Pictures do not belong in the copy. Return all of the entries exactly.

RECORDS PROVIDED
------------

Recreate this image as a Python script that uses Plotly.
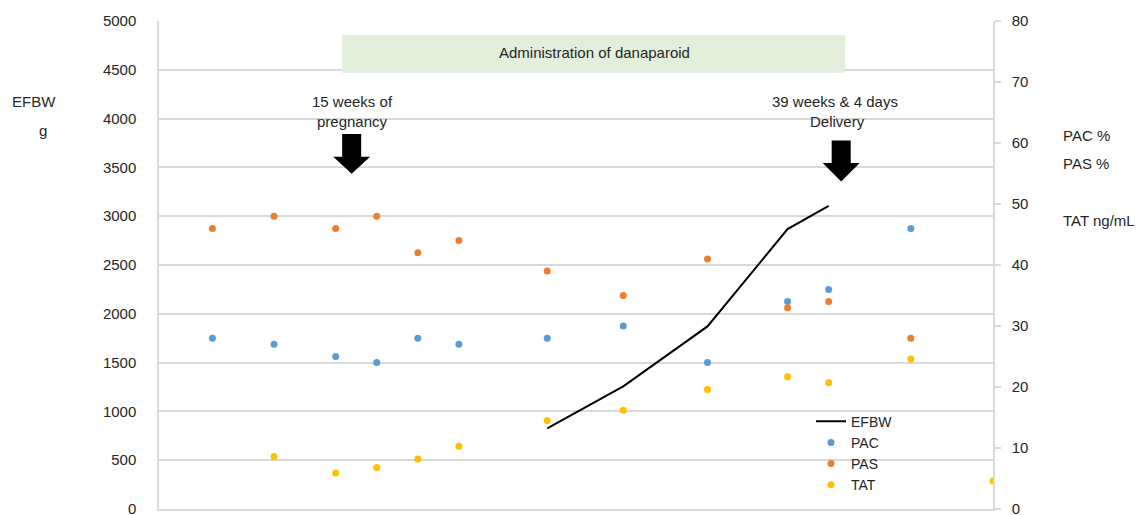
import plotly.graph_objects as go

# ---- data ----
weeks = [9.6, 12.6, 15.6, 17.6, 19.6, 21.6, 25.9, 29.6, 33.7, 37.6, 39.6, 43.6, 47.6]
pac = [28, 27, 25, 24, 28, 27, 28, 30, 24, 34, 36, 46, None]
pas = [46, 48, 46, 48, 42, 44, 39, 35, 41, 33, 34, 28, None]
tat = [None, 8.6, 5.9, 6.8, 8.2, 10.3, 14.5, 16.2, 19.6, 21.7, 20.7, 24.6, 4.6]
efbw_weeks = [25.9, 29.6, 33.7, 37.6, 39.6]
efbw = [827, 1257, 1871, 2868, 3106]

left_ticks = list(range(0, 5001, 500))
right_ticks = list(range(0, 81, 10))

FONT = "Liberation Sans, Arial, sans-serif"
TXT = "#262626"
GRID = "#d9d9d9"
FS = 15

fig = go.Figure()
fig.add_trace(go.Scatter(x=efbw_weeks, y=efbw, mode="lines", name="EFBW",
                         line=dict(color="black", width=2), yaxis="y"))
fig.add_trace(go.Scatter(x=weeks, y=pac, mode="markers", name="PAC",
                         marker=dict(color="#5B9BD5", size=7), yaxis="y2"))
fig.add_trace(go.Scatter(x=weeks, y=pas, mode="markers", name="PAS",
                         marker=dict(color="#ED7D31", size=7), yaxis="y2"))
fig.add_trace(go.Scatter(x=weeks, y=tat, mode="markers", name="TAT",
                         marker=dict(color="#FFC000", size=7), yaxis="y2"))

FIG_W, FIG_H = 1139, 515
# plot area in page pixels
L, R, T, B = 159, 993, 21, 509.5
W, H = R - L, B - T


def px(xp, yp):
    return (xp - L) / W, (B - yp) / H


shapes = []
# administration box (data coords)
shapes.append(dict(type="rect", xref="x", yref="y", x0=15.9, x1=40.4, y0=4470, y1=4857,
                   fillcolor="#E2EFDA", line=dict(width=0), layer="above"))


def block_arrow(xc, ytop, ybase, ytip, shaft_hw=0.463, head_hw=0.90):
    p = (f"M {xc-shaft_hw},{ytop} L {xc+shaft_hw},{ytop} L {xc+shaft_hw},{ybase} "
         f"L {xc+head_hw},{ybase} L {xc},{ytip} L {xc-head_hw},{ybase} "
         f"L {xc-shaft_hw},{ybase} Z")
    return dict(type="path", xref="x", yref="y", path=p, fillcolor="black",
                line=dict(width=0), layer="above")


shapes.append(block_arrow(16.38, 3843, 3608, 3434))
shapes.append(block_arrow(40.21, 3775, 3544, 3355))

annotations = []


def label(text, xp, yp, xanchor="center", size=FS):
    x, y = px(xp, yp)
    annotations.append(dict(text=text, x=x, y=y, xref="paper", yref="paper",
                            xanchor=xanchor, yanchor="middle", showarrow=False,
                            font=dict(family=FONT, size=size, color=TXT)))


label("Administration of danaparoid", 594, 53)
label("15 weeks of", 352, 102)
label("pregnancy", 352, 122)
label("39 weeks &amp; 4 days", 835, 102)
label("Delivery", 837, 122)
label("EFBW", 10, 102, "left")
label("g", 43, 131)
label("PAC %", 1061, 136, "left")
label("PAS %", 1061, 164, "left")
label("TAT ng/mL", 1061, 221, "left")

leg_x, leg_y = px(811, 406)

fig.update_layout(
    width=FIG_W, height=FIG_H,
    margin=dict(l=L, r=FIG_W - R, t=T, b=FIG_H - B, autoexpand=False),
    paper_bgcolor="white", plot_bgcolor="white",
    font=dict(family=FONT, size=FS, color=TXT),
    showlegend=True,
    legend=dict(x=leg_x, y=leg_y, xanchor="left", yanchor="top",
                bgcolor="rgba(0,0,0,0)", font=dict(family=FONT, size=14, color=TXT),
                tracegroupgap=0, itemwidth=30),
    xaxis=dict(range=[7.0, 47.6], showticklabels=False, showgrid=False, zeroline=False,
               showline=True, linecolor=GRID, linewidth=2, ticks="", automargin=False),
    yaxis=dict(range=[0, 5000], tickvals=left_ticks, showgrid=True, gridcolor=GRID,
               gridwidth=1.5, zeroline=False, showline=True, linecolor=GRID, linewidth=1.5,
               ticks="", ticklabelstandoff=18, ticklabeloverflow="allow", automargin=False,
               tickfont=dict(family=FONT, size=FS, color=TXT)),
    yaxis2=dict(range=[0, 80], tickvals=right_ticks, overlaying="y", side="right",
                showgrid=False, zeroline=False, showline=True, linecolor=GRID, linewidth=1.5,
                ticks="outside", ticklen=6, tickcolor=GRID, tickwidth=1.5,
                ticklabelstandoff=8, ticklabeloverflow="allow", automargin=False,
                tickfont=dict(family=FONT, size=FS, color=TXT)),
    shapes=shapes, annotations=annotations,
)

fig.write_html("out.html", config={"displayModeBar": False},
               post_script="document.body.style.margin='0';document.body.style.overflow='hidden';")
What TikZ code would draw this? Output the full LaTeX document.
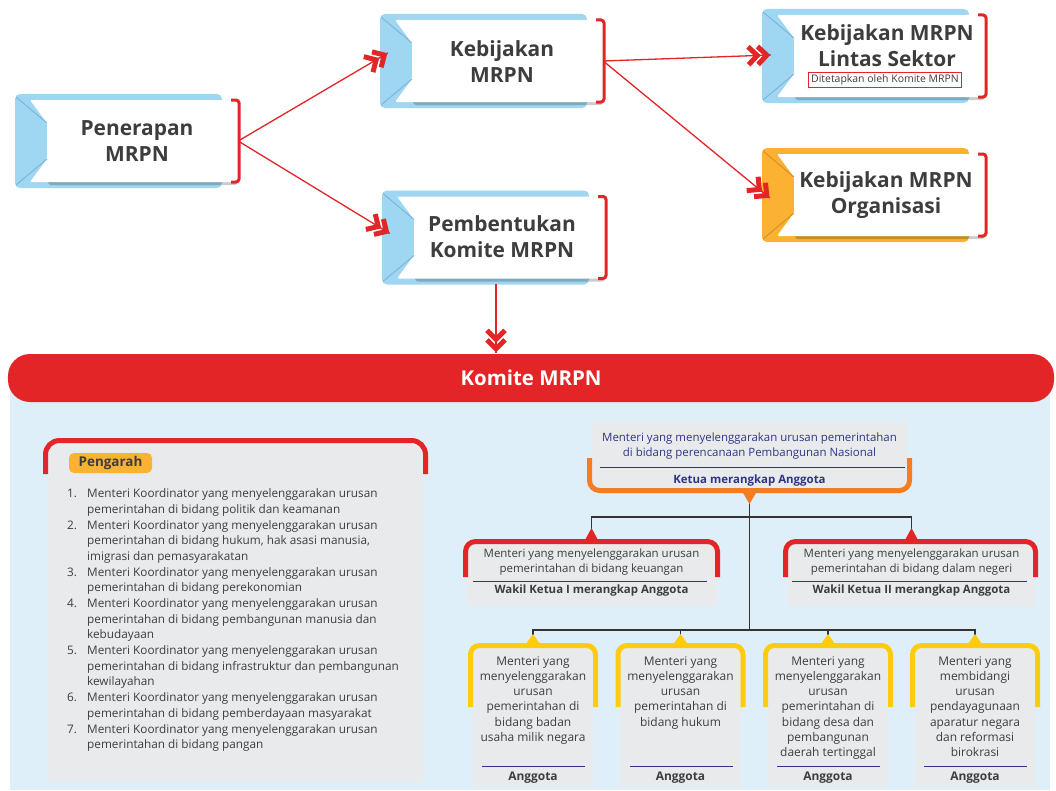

------------

PROBLEM SOLUTION
Recreate this image as a Python script that uses Plotly.
import plotly.graph_objects as go

# ---- data ----
weeks = [9.6, 12.6, 15.6, 17.6, 19.6, 21.6, 25.9, 29.6, 33.7, 37.6, 39.6, 43.6, 47.6]
pac = [28, 27, 25, 24, 28, 27, 28, 30, 24, 34, 36, 46, None]
pas = [46, 48, 46, 48, 42, 44, 39, 35, 41, 33, 34, 28, None]
tat = [None, 8.6, 5.9, 6.8, 8.2, 10.3, 14.5, 16.2, 19.6, 21.7, 20.7, 24.6, 4.6]
efbw_weeks = [25.9, 29.6, 33.7, 37.6, 39.6]
efbw = [827, 1257, 1871, 2868, 3106]

left_ticks = list(range(0, 5001, 500))
right_ticks = list(range(0, 81, 10))

FONT = "Liberation Sans, Arial, sans-serif"
TXT = "#262626"
GRID = "#d9d9d9"
FS = 15

fig = go.Figure()
fig.add_trace(go.Scatter(x=efbw_weeks, y=efbw, mode="lines", name="EFBW",
                         line=dict(color="black", width=2), yaxis="y"))
fig.add_trace(go.Scatter(x=weeks, y=pac, mode="markers", name="PAC",
                         marker=dict(color="#5B9BD5", size=7), yaxis="y2"))
fig.add_trace(go.Scatter(x=weeks, y=pas, mode="markers", name="PAS",
                         marker=dict(color="#ED7D31", size=7), yaxis="y2"))
fig.add_trace(go.Scatter(x=weeks, y=tat, mode="markers", name="TAT",
                         marker=dict(color="#FFC000", size=7), yaxis="y2"))

FIG_W, FIG_H = 1139, 515
# plot area in page pixels
L, R, T, B = 159, 993, 21, 509.5
W, H = R - L, B - T


def px(xp, yp):
    return (xp - L) / W, (B - yp) / H


shapes = []
# administration box (data coords)
shapes.append(dict(type="rect", xref="x", yref="y", x0=15.9, x1=40.4, y0=4470, y1=4857,
                   fillcolor="#E2EFDA", line=dict(width=0), layer="above"))


def block_arrow(xc, ytop, ybase, ytip, shaft_hw=0.463, head_hw=0.90):
    p = (f"M {xc-shaft_hw},{ytop} L {xc+shaft_hw},{ytop} L {xc+shaft_hw},{ybase} "
         f"L {xc+head_hw},{ybase} L {xc},{ytip} L {xc-head_hw},{ybase} "
         f"L {xc-shaft_hw},{ybase} Z")
    return dict(type="path", xref="x", yref="y", path=p, fillcolor="black",
                line=dict(width=0), layer="above")


shapes.append(block_arrow(16.38, 3843, 3608, 3434))
shapes.append(block_arrow(40.21, 3775, 3544, 3355))

annotations = []


def label(text, xp, yp, xanchor="center", size=FS):
    x, y = px(xp, yp)
    annotations.append(dict(text=text, x=x, y=y, xref="paper", yref="paper",
                            xanchor=xanchor, yanchor="middle", showarrow=False,
                            font=dict(family=FONT, size=size, color=TXT)))


label("Administration of danaparoid", 594, 53)
label("15 weeks of", 352, 102)
label("pregnancy", 352, 122)
label("39 weeks &amp; 4 days", 835, 102)
label("Delivery", 837, 122)
label("EFBW", 10, 102, "left")
label("g", 43, 131)
label("PAC %", 1061, 136, "left")
label("PAS %", 1061, 164, "left")
label("TAT ng/mL", 1061, 221, "left")

leg_x, leg_y = px(811, 406)

fig.update_layout(
    width=FIG_W, height=FIG_H,
    margin=dict(l=L, r=FIG_W - R, t=T, b=FIG_H - B, autoexpand=False),
    paper_bgcolor="white", plot_bgcolor="white",
    font=dict(family=FONT, size=FS, color=TXT),
    showlegend=True,
    legend=dict(x=leg_x, y=leg_y, xanchor="left", yanchor="top",
                bgcolor="rgba(0,0,0,0)", font=dict(family=FONT, size=14, color=TXT),
                tracegroupgap=0, itemwidth=30),
    xaxis=dict(range=[7.0, 47.6], showticklabels=False, showgrid=False, zeroline=False,
               showline=True, linecolor=GRID, linewidth=2, ticks="", automargin=False),
    yaxis=dict(range=[0, 5000], tickvals=left_ticks, showgrid=True, gridcolor=GRID,
               gridwidth=1.5, zeroline=False, showline=True, linecolor=GRID, linewidth=1.5,
               ticks="", ticklabelstandoff=18, ticklabeloverflow="allow", automargin=False,
               tickfont=dict(family=FONT, size=FS, color=TXT)),
    yaxis2=dict(range=[0, 80], tickvals=right_ticks, overlaying="y", side="right",
                showgrid=False, zeroline=False, showline=True, linecolor=GRID, linewidth=1.5,
                ticks="outside", ticklen=6, tickcolor=GRID, tickwidth=1.5,
                ticklabelstandoff=8, ticklabeloverflow="allow", automargin=False,
                tickfont=dict(family=FONT, size=FS, color=TXT)),
    shapes=shapes, annotations=annotations,
)

fig.write_html("out.html", config={"displayModeBar": False},
               post_script="document.body.style.margin='0';document.body.style.overflow='hidden';")
What TikZ code would draw this? Output the full LaTeX document.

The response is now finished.